Using the data beneath this instruction, retype only the lines from the one that contains "Generate a Python" down to the one that contains "plt.rcParams['font.family'] = ['Liberation", both included, exactly as they appear.

* BEGIN *

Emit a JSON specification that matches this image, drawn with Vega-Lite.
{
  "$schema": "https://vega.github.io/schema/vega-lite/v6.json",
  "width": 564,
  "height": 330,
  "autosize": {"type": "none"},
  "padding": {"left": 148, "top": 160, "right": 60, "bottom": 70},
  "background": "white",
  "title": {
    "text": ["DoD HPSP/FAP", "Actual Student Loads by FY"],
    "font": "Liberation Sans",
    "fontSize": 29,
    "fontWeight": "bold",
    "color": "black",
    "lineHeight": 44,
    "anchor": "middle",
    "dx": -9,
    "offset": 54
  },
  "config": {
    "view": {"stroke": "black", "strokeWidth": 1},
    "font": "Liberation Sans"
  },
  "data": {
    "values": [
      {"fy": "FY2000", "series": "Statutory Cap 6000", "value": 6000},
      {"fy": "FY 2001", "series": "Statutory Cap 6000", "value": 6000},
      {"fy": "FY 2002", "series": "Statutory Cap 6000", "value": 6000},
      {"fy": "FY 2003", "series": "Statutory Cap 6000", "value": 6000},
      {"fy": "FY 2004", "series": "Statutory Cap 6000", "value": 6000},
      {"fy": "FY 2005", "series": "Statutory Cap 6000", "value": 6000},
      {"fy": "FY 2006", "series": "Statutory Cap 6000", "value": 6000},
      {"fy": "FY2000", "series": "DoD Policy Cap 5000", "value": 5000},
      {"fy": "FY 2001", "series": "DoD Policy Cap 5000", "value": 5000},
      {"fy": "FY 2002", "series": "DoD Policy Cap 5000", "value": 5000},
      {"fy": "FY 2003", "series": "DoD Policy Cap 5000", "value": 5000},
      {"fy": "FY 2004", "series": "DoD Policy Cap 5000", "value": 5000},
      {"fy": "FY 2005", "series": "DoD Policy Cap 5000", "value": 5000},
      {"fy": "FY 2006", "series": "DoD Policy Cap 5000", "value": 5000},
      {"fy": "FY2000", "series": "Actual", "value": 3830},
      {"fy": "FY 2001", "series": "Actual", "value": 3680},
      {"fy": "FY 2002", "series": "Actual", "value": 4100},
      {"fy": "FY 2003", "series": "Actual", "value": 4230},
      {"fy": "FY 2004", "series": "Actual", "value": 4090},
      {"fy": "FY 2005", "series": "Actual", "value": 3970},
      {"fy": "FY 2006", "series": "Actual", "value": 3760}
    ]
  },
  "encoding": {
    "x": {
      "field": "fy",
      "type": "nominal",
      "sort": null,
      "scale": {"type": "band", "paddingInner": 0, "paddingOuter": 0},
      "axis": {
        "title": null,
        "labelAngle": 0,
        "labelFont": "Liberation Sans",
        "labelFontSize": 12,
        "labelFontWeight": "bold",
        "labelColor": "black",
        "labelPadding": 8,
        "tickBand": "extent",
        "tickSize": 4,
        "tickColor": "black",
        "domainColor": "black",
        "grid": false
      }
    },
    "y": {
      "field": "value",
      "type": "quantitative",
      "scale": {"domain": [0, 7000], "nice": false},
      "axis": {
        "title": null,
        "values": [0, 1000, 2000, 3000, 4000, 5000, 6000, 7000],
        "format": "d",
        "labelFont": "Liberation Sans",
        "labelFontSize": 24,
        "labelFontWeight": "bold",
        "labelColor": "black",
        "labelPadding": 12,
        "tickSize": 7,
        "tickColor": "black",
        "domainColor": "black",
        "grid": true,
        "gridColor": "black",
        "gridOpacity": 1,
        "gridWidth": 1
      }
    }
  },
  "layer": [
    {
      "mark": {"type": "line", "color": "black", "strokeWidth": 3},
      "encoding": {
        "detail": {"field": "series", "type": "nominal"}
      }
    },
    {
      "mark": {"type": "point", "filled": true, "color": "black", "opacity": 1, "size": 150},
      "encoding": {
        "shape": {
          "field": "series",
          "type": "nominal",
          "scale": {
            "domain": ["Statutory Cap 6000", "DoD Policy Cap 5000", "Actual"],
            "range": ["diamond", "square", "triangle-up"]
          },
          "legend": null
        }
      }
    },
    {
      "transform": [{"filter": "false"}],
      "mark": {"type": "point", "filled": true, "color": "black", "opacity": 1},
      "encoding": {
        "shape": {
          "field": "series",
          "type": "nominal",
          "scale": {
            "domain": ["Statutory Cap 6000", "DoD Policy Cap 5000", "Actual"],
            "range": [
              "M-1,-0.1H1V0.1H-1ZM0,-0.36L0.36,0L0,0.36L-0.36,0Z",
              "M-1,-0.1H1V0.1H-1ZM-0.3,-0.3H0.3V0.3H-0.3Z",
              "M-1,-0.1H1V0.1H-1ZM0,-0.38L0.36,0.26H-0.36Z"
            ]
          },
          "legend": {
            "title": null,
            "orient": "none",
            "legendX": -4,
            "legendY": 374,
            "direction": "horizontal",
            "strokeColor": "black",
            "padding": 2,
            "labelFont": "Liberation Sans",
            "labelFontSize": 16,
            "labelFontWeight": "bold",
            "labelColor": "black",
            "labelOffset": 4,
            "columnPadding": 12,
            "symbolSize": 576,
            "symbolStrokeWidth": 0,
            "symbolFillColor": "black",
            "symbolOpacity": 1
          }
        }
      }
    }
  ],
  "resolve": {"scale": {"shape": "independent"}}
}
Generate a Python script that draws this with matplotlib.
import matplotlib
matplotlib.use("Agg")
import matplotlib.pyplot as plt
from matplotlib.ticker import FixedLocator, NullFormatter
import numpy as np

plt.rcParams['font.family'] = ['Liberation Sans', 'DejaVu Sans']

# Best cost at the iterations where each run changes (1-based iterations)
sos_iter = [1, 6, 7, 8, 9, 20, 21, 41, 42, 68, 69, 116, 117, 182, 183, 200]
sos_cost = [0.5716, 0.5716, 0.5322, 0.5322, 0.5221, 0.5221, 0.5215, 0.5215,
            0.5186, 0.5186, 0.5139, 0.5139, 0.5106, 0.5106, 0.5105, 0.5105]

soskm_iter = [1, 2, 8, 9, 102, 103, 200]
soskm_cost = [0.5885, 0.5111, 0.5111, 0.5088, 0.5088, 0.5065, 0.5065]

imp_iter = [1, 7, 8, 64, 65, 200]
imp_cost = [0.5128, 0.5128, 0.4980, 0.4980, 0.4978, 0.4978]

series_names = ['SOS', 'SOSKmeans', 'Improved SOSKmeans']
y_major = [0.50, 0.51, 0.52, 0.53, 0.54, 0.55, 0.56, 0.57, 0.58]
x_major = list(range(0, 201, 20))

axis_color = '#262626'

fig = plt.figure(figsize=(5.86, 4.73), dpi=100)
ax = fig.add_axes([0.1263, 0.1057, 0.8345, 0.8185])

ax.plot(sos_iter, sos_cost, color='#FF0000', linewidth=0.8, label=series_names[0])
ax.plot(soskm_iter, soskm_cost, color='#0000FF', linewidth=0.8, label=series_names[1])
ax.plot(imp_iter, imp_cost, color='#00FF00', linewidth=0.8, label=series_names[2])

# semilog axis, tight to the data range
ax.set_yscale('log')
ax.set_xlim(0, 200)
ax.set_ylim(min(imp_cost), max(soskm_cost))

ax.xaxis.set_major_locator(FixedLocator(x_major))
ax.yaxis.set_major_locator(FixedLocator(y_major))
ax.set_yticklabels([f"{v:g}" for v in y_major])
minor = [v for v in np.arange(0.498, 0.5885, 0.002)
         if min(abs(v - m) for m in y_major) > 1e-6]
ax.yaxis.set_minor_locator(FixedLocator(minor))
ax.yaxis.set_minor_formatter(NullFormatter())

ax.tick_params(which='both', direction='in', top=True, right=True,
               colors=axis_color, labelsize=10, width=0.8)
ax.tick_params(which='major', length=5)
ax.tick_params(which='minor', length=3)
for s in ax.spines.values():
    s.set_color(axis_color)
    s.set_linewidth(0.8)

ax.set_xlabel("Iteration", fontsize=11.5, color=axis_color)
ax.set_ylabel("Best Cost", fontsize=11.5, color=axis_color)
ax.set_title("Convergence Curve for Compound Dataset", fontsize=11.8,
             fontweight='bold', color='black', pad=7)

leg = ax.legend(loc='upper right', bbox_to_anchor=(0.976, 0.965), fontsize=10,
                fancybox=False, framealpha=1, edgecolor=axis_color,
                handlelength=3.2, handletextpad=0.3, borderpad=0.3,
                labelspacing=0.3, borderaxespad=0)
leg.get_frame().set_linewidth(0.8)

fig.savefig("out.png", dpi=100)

* END *

◆ **RESPONSE**
Generate a Python script that draws this with matplotlib.
import matplotlib
matplotlib.use("Agg")
import matplotlib.pyplot as plt
from matplotlib.ticker import FixedLocator, NullFormatter
import numpy as np

plt.rcParams['font.family'] = ['Liberation Sans', 'DejaVu Sans']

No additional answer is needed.